The first step is to improve the quality of social policy-making and the efficiency of social investments, such as on social protection, health and education. Governments in most, and particularly in poor, developing countries have little leeway to conduct their own economic and social policy-making. They are severely hemmed in by conditions imposed by the International Monetary Fund and the World Bank. In addition, they are often dependent on the changing priorities and pet projects of aid donors. 

There is also a great need to improve democratic and transparent structures in developing countries, so that governments are more closely monitored by their own people. The emergence of new civil society movements can also help governments become more accountable. From the international side, social policy monitoring should focus on a limited number of internationally accepted social objectives, such as the achievement of universal primary education by the year 2015. International financial support for realizing these objectives should be provided within the context of a well-designed multilateral monitoring and evaluation system. 

Second, there is the need for a more sustained and predictable basis for financing social investments. It is estimated that access to basic social services for all the world's people could be ensured by an additional $30 billion-$40 billion per year over the next 10 to15 years. Part of this could be (and is already) financed by better targeted donor contributions, debt relief and the restructuring of national government budgets. However, there is also a structural need for an effective taxation of capital incomes at the global level. Since capital incomes and Internet trade are so elusive, the process of globalization favors taxes where the location of the tax base is readily identifiable, such as levies on consumption, immovable property or labor income. 
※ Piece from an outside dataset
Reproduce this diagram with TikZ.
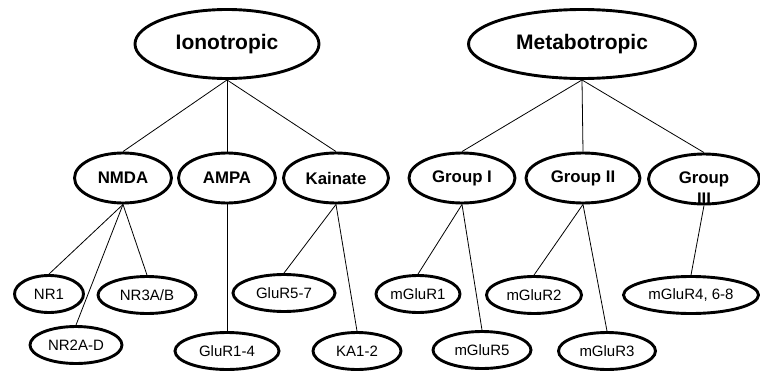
\documentclass[tikz,border=0pt]{standalone}
\usepackage{fontspec}
\setmainfont{Liberation Sans}
\usetikzlibrary{shapes.geometric}

\tikzset{
    rootnode/.style={ellipse, draw, line width=2.9pt, minimum width=#1, minimum height=69pt,
        inner sep=0pt, font=\fontsize{21}{24}\selectfont\bfseries},
    groupnode/.style={ellipse, draw, line width=2.9pt, minimum width=#1, minimum height=50pt,
        inner sep=0pt, font=\fontsize{16.8}{19}\selectfont\bfseries},
    leafnode/.style={ellipse, draw, line width=2.9pt, minimum width=#1, minimum height=37pt,
        inner sep=0pt, font=\fontsize{15}{17}\selectfont},
    edge/.style={line width=0.8pt}
}

\begin{document}
\begin{tikzpicture}[x=1pt,y=-1pt]
    \useasboundingbox (0,0) rectangle (760,372);

    % receptor families
    \node [rootnode=184pt] (ion) at (227,44) {Ionotropic};
    \node [rootnode=227pt] (met) at (582,44) {Metabotropic};

    % subtypes
    \node [groupnode=97pt]  (nmda) at (123,178) {NMDA};
    \node [groupnode=97pt]  (ampa) at (227,178) {AMPA};
    \node [groupnode=105pt] (kai)  at (336,178) {Kainate};
    \node [groupnode=106pt] (gI)   at (462,178) {Group I};
    \node [groupnode=114pt] (gII)  at (583,178) {Group II};
    \node [groupnode=111pt] (gIII) at (704,179) {Group};
    \node [font=\fontsize{16.8}{19}\selectfont\bfseries, inner sep=0pt] (gIIIb) at (704,199) {III};

    % subunits
    \node [leafnode=69pt]  (nr1)   at (49,294)  {NR1};
    \node [leafnode=92pt]  (nr2)   at (76,345)  {NR2A-D};
    \node [leafnode=98pt]  (nr3)   at (147,295) {NR3A/B};
    \node [leafnode=104pt] (glua)  at (227,351) {GluR1-4};
    \node [leafnode=102pt] (glub)  at (284,293) {GluR5-7};
    \node [leafnode=88pt]  (ka)    at (357,351) {KA1-2};
    \node [leafnode=84pt]  (mg1)   at (418,294) {mGluR1};
    \node [leafnode=98pt]  (mg5)   at (482,350) {mGluR5};
    \node [leafnode=95pt]  (mg2)   at (534,295) {mGluR2};
    \node [leafnode=97pt]  (mg3)   at (607,351) {mGluR3};
    \node [leafnode=135pt] (mg4)   at (691,295) {mGluR4, 6-8};

    \foreach \a/\b in {ion/nmda, ion/ampa, ion/kai, met/gI, met/gII, met/gIII,
                       nmda/nr1, nmda/nr2, nmda/nr3, ampa/glua, kai/glub, kai/ka,
                       gI/mg1, gI/mg5, gII/mg2, gII/mg3, gIII/mg4} {
        \draw [edge] (\a.south) -- (\b.north);
    }
\end{tikzpicture}
\end{document}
The result of recent tax reforms has therefore been that labor income (including social security contributions) is taxed more heavily than capital income, with negative consequences for employment creation. The coordination of taxation policies is a sensitive national issue, as exemplified by the recent European Union-United Kingdom rift on a possible European withholding tax on bond interest payments. Perhaps the best way forward is to set in motion a multilateral process, either in a new World Tax Authority or within the context of the World Trade Organization that already has considerable experience with multilateral treaties. 

A third step would be the conclusion of a new global social contract between governments, civil society and the private sector, which would be based on mutual interests. Some of the ground rules of such a contract already exist in the U.N. Covenant on Economic, Social and Cultural rights, supplemented by other rights such as those laid down in the International Labor Organization's Declaration on Fundamental Rights at Work. Another part of the contract would consist of a promise by the international community to co-finance the achievement of some of the specific social objectives mentioned before. 

Attaining these objectives would contribute to stronger social cohesion between people and nations, and would lay the foundation for greater global prosperity. This would be of obvious interest to the private sector which would also play an important part in this world-wide contract. It would promise to abide by these ground rules and provide constructive help in the realization of an efficient and equitable international tax system. Groups from civil society, such as trade unions, would guarantee that the contract would be monitored democratically, and they would ensure that all people would benefit and participate in the process of global social and economic development. To give the contract more teeth, it could stipulate, for example, that families who — for financial reasons — cannot send their children to primary school, can claim financial assistance from an international fund to do so. 

At the dawn of the new millennium, it is time to think long-term. One appropriate goal is certainly the global social contract. There are great opportunities for making a quantum jump in social and economic development. We have the knowledge and the means to do it. 

Wouter van Ginneken is senior economist for the International Labor Organization, based in Geneva.